Going from the top of the data below, give again each line through the one containing "[1, 2, 3, 4, 5];", both ends kept.

::::

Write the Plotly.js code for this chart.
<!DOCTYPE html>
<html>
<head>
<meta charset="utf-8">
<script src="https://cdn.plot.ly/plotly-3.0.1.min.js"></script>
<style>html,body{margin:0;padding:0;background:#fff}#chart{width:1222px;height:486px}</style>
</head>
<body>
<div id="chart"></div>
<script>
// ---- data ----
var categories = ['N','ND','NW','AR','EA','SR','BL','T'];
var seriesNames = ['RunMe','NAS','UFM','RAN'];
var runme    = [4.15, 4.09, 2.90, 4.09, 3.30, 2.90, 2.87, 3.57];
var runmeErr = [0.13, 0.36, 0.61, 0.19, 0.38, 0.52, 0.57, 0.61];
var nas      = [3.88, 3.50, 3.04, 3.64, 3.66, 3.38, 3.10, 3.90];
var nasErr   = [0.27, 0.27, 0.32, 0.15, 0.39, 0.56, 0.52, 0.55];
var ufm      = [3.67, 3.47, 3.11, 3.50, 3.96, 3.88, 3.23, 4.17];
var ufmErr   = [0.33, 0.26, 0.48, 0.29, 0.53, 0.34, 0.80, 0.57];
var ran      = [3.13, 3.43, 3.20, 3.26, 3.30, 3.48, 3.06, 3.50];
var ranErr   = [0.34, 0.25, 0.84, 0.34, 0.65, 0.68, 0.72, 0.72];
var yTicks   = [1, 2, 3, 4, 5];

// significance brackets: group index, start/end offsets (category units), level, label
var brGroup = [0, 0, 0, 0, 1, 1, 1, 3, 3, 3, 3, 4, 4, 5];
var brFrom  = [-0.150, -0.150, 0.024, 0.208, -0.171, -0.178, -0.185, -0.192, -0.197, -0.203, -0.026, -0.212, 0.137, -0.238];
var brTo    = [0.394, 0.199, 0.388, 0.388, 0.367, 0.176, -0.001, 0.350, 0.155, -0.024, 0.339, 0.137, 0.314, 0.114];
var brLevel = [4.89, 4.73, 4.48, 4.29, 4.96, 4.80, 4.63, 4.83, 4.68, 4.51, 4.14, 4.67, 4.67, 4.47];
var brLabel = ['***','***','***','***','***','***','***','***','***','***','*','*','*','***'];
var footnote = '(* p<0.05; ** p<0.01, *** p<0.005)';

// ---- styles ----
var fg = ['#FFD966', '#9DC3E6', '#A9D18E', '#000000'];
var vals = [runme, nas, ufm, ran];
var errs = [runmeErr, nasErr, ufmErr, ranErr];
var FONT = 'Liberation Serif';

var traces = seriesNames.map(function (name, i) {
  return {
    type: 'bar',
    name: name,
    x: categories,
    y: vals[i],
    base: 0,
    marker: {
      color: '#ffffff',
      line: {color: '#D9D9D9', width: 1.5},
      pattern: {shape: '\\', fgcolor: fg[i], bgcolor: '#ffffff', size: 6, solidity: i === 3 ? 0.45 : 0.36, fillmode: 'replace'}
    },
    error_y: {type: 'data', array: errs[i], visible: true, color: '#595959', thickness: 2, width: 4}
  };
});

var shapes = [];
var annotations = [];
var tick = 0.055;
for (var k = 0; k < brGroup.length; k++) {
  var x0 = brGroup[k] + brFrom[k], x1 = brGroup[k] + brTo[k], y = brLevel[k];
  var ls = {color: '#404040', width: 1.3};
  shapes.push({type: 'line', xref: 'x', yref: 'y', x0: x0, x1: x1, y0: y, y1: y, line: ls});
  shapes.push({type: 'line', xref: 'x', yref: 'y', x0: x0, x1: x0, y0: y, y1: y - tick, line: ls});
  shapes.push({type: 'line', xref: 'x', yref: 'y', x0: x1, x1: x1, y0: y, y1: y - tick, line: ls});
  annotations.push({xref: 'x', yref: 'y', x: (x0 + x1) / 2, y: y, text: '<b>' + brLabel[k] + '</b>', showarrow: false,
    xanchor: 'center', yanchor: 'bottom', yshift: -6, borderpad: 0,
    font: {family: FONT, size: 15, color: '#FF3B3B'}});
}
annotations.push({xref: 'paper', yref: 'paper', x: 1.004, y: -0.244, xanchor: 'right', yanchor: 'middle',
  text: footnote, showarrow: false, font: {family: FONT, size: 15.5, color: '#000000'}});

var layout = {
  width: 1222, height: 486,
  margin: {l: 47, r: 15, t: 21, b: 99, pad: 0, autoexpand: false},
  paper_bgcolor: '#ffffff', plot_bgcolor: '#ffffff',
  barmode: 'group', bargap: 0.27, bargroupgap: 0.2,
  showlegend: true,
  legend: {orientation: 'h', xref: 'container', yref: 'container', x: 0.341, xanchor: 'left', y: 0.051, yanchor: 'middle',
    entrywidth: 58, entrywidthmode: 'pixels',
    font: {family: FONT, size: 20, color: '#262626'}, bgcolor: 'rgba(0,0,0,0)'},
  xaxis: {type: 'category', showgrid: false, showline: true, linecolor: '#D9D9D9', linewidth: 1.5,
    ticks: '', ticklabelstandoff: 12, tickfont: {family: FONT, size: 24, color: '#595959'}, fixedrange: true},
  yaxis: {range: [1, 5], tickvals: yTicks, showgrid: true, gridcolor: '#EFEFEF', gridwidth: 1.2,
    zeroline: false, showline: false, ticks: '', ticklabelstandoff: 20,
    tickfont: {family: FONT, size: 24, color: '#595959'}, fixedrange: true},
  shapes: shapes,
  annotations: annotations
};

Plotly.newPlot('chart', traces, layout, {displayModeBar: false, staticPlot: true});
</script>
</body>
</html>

::::

» **TASK ANSWER**:
Write the Plotly.js code for this chart.
<!DOCTYPE html>
<html>
<head>
<meta charset="utf-8">
<script src="https://cdn.plot.ly/plotly-3.0.1.min.js"></script>
<style>html,body{margin:0;padding:0;background:#fff}#chart{width:1222px;height:486px}</style>
</head>
<body>
<div id="chart"></div>
<script>
// ---- data ----
var categories = ['N','ND','NW','AR','EA','SR','BL','T'];
var seriesNames = ['RunMe','NAS','UFM','RAN'];
var runme    = [4.15, 4.09, 2.90, 4.09, 3.30, 2.90, 2.87, 3.57];
var runmeErr = [0.13, 0.36, 0.61, 0.19, 0.38, 0.52, 0.57, 0.61];
var nas      = [3.88, 3.50, 3.04, 3.64, 3.66, 3.38, 3.10, 3.90];
var nasErr   = [0.27, 0.27, 0.32, 0.15, 0.39, 0.56, 0.52, 0.55];
var ufm      = [3.67, 3.47, 3.11, 3.50, 3.96, 3.88, 3.23, 4.17];
var ufmErr   = [0.33, 0.26, 0.48, 0.29, 0.53, 0.34, 0.80, 0.57];
var ran      = [3.13, 3.43, 3.20, 3.26, 3.30, 3.48, 3.06, 3.50];
var ranErr   = [0.34, 0.25, 0.84, 0.34, 0.65, 0.68, 0.72, 0.72];
var yTicks   = [1, 2, 3, 4, 5];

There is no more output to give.